--- Begin ---
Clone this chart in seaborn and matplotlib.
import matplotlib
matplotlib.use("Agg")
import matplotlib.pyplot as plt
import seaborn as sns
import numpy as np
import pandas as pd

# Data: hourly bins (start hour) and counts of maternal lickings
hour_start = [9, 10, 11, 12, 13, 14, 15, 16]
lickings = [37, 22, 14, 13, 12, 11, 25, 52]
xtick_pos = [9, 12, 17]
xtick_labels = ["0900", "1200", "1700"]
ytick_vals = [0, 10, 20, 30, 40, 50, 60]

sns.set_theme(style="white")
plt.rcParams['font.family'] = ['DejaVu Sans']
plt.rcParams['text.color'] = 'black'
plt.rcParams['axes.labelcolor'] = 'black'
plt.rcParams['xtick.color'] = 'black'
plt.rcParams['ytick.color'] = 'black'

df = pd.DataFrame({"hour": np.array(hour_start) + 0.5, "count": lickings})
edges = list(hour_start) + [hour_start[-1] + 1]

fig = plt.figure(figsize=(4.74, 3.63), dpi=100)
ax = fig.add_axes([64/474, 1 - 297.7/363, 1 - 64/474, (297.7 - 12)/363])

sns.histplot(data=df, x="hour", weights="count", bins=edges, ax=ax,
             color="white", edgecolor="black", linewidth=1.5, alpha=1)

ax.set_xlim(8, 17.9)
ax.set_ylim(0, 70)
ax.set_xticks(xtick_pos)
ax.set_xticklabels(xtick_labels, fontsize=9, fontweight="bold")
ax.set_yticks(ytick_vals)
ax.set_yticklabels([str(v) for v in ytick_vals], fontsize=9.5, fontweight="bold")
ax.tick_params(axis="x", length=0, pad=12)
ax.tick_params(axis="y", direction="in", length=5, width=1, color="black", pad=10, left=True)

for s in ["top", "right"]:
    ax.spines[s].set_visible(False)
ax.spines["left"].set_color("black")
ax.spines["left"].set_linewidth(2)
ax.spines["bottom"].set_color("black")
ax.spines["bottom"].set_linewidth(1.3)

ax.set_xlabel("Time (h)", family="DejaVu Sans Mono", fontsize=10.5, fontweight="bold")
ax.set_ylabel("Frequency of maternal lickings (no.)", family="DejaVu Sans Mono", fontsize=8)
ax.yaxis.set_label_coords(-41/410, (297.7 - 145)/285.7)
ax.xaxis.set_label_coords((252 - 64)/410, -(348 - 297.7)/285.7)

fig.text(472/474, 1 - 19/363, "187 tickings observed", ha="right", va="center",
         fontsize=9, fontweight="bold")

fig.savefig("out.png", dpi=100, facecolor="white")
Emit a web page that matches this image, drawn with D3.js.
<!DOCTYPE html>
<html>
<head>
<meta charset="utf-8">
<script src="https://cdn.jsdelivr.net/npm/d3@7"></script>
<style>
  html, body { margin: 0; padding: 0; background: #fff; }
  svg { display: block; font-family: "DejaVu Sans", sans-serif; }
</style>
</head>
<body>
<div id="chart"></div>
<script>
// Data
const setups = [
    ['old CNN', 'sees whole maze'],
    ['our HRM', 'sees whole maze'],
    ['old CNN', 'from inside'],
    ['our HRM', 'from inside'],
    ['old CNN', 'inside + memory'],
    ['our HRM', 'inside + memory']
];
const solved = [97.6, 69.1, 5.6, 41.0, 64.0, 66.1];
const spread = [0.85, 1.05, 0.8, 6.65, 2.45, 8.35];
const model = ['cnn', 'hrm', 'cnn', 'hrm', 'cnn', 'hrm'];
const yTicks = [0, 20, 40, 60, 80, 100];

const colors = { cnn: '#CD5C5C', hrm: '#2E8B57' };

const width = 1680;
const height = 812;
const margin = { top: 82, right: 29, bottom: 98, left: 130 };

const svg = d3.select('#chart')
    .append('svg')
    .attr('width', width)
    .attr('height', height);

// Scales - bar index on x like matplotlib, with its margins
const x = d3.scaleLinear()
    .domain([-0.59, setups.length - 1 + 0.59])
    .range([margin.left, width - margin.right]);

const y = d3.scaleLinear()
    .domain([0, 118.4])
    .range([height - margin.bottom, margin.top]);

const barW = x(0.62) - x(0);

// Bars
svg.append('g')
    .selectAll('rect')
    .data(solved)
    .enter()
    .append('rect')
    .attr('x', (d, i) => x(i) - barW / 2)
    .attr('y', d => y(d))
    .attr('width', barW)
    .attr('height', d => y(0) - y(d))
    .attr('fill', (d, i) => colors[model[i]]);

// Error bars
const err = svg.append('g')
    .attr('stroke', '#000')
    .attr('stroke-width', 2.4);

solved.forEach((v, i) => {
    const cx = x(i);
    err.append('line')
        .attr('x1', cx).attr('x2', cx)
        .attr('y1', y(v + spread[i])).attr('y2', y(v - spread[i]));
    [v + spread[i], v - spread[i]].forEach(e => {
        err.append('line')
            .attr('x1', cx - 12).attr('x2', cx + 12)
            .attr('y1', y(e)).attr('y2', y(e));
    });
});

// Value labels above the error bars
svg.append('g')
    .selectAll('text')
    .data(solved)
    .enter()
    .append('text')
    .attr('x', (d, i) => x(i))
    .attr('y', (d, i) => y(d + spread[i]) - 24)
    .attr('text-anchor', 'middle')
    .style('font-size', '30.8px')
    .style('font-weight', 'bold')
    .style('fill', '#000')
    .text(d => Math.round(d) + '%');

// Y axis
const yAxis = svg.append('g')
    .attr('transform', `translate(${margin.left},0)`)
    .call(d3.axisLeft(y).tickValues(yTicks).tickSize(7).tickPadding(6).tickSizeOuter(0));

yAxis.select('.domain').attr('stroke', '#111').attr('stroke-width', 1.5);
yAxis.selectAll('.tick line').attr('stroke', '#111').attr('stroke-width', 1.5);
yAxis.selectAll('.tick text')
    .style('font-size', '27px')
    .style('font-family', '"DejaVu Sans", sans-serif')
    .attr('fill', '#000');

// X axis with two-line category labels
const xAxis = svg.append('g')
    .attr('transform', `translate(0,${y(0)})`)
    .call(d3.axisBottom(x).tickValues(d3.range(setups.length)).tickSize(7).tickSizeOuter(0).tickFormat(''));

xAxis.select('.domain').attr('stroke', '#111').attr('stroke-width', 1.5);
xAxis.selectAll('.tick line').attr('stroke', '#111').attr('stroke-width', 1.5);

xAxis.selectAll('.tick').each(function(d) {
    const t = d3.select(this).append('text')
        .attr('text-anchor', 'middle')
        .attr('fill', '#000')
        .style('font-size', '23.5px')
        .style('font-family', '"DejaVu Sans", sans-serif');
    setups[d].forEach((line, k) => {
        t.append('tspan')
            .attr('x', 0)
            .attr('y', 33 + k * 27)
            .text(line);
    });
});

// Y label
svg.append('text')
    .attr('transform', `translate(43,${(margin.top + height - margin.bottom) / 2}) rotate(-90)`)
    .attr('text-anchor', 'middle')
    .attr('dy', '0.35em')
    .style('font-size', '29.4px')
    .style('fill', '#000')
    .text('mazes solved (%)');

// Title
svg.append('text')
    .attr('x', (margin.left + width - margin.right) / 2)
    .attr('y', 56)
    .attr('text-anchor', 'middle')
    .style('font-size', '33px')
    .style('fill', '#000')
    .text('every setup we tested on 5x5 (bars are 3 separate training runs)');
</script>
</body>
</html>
--- End ---
Your instructions >> Every entry in the listing must be retyped exactly.

Finished exercise >>
Clone this chart in seaborn and matplotlib.
import matplotlib
matplotlib.use("Agg")
import matplotlib.pyplot as plt
import seaborn as sns
import numpy as np
import pandas as pd

# Data: hourly bins (start hour) and counts of maternal lickings
hour_start = [9, 10, 11, 12, 13, 14, 15, 16]
lickings = [37, 22, 14, 13, 12, 11, 25, 52]
xtick_pos = [9, 12, 17]
xtick_labels = ["0900", "1200", "1700"]
ytick_vals = [0, 10, 20, 30, 40, 50, 60]

sns.set_theme(style="white")
plt.rcParams['font.family'] = ['DejaVu Sans']
plt.rcParams['text.color'] = 'black'
plt.rcParams['axes.labelcolor'] = 'black'
plt.rcParams['xtick.color'] = 'black'
plt.rcParams['ytick.color'] = 'black'

df = pd.DataFrame({"hour": np.array(hour_start) + 0.5, "count": lickings})
edges = list(hour_start) + [hour_start[-1] + 1]

fig = plt.figure(figsize=(4.74, 3.63), dpi=100)
ax = fig.add_axes([64/474, 1 - 297.7/363, 1 - 64/474, (297.7 - 12)/363])

sns.histplot(data=df, x="hour", weights="count", bins=edges, ax=ax,
             color="white", edgecolor="black", linewidth=1.5, alpha=1)

ax.set_xlim(8, 17.9)
ax.set_ylim(0, 70)
ax.set_xticks(xtick_pos)
ax.set_xticklabels(xtick_labels, fontsize=9, fontweight="bold")
ax.set_yticks(ytick_vals)
ax.set_yticklabels([str(v) for v in ytick_vals], fontsize=9.5, fontweight="bold")
ax.tick_params(axis="x", length=0, pad=12)
ax.tick_params(axis="y", direction="in", length=5, width=1, color="black", pad=10, left=True)

for s in ["top", "right"]:
    ax.spines[s].set_visible(False)
ax.spines["left"].set_color("black")
ax.spines["left"].set_linewidth(2)
ax.spines["bottom"].set_color("black")
ax.spines["bottom"].set_linewidth(1.3)

ax.set_xlabel("Time (h)", family="DejaVu Sans Mono", fontsize=10.5, fontweight="bold")
ax.set_ylabel("Frequency of maternal lickings (no.)", family="DejaVu Sans Mono", fontsize=8)
ax.yaxis.set_label_coords(-41/410, (297.7 - 145)/285.7)
ax.xaxis.set_label_coords((252 - 64)/410, -(348 - 297.7)/285.7)

fig.text(472/474, 1 - 19/363, "187 tickings observed", ha="right", va="center",
         fontsize=9, fontweight="bold")

fig.savefig("out.png", dpi=100, facecolor="white")
Emit a web page that matches this image, drawn with D3.js.
<!DOCTYPE html>
<html>
<head>
<meta charset="utf-8">
<script src="https://cdn.jsdelivr.net/npm/d3@7"></script>
<style>
  html, body { margin: 0; padding: 0; background: #fff; }
  svg { display: block; font-family: "DejaVu Sans", sans-serif; }
</style>
</head>
<body>
<div id="chart"></div>
<script>
// Data
const setups = [
    ['old CNN', 'sees whole maze'],
    ['our HRM', 'sees whole maze'],
    ['old CNN', 'from inside'],
    ['our HRM', 'from inside'],
    ['old CNN', 'inside + memory'],
    ['our HRM', 'inside + memory']
];
const solved = [97.6, 69.1, 5.6, 41.0, 64.0, 66.1];
const spread = [0.85, 1.05, 0.8, 6.65, 2.45, 8.35];
const model = ['cnn', 'hrm', 'cnn', 'hrm', 'cnn', 'hrm'];
const yTicks = [0, 20, 40, 60, 80, 100];

const colors = { cnn: '#CD5C5C', hrm: '#2E8B57' };

const width = 1680;
const height = 812;
const margin = { top: 82, right: 29, bottom: 98, left: 130 };

const svg = d3.select('#chart')
    .append('svg')
    .attr('width', width)
    .attr('height', height);

// Scales - bar index on x like matplotlib, with its margins
const x = d3.scaleLinear()
    .domain([-0.59, setups.length - 1 + 0.59])
    .range([margin.left, width - margin.right]);

const y = d3.scaleLinear()
    .domain([0, 118.4])
    .range([height - margin.bottom, margin.top]);

const barW = x(0.62) - x(0);

// Bars
svg.append('g')
    .selectAll('rect')
    .data(solved)
    .enter()
    .append('rect')
    .attr('x', (d, i) => x(i) - barW / 2)
    .attr('y', d => y(d))
    .attr('width', barW)
    .attr('height', d => y(0) - y(d))
    .attr('fill', (d, i) => colors[model[i]]);

// Error bars
const err = svg.append('g')
    .attr('stroke', '#000')
    .attr('stroke-width', 2.4);

solved.forEach((v, i) => {
    const cx = x(i);
    err.append('line')
        .attr('x1', cx).attr('x2', cx)
        .attr('y1', y(v + spread[i])).attr('y2', y(v - spread[i]));
    [v + spread[i], v - spread[i]].forEach(e => {
        err.append('line')
            .attr('x1', cx - 12).attr('x2', cx + 12)
            .attr('y1', y(e)).attr('y2', y(e));
    });
});

// Value labels above the error bars
svg.append('g')
    .selectAll('text')
    .data(solved)
    .enter()
    .append('text')
    .attr('x', (d, i) => x(i))
    .attr('y', (d, i) => y(d + spread[i]) - 24)
    .attr('text-anchor', 'middle')
    .style('font-size', '30.8px')
    .style('font-weight', 'bold')
    .style('fill', '#000')
    .text(d => Math.round(d) + '%');

// Y axis
const yAxis = svg.append('g')
    .attr('transform', `translate(${margin.left},0)`)
    .call(d3.axisLeft(y).tickValues(yTicks).tickSize(7).tickPadding(6).tickSizeOuter(0));

yAxis.select('.domain').attr('stroke', '#111').attr('stroke-width', 1.5);
yAxis.selectAll('.tick line').attr('stroke', '#111').attr('stroke-width', 1.5);
yAxis.selectAll('.tick text')
    .style('font-size', '27px')
    .style('font-family', '"DejaVu Sans", sans-serif')
    .attr('fill', '#000');

// X axis with two-line category labels
const xAxis = svg.append('g')
    .attr('transform', `translate(0,${y(0)})`)
    .call(d3.axisBottom(x).tickValues(d3.range(setups.length)).tickSize(7).tickSizeOuter(0).tickFormat(''));

xAxis.select('.domain').attr('stroke', '#111').attr('stroke-width', 1.5);
xAxis.selectAll('.tick line').attr('stroke', '#111').attr('stroke-width', 1.5);

xAxis.selectAll('.tick').each(function(d) {
    const t = d3.select(this).append('text')
        .attr('text-anchor', 'middle')
        .attr('fill', '#000')
        .style('font-size', '23.5px')
        .style('font-family', '"DejaVu Sans", sans-serif');
    setups[d].forEach((line, k) => {
        t.append('tspan')
            .attr('x', 0)
            .attr('y', 33 + k * 27)
            .text(line);
    });
});

// Y label
svg.append('text')
    .attr('transform', `translate(43,${(margin.top + height - margin.bottom) / 2}) rotate(-90)`)
    .attr('text-anchor', 'middle')
    .attr('dy', '0.35em')
    .style('font-size', '29.4px')
    .style('fill', '#000')
    .text('mazes solved (%)');

// Title
svg.append('text')
    .attr('x', (margin.left + width - margin.right) / 2)
    .attr('y', 56)
    .attr('text-anchor', 'middle')
    .style('font-size', '33px')
    .style('fill', '#000')
    .text('every setup we tested on 5x5 (bars are 3 separate training runs)');
</script>
</body>
</html>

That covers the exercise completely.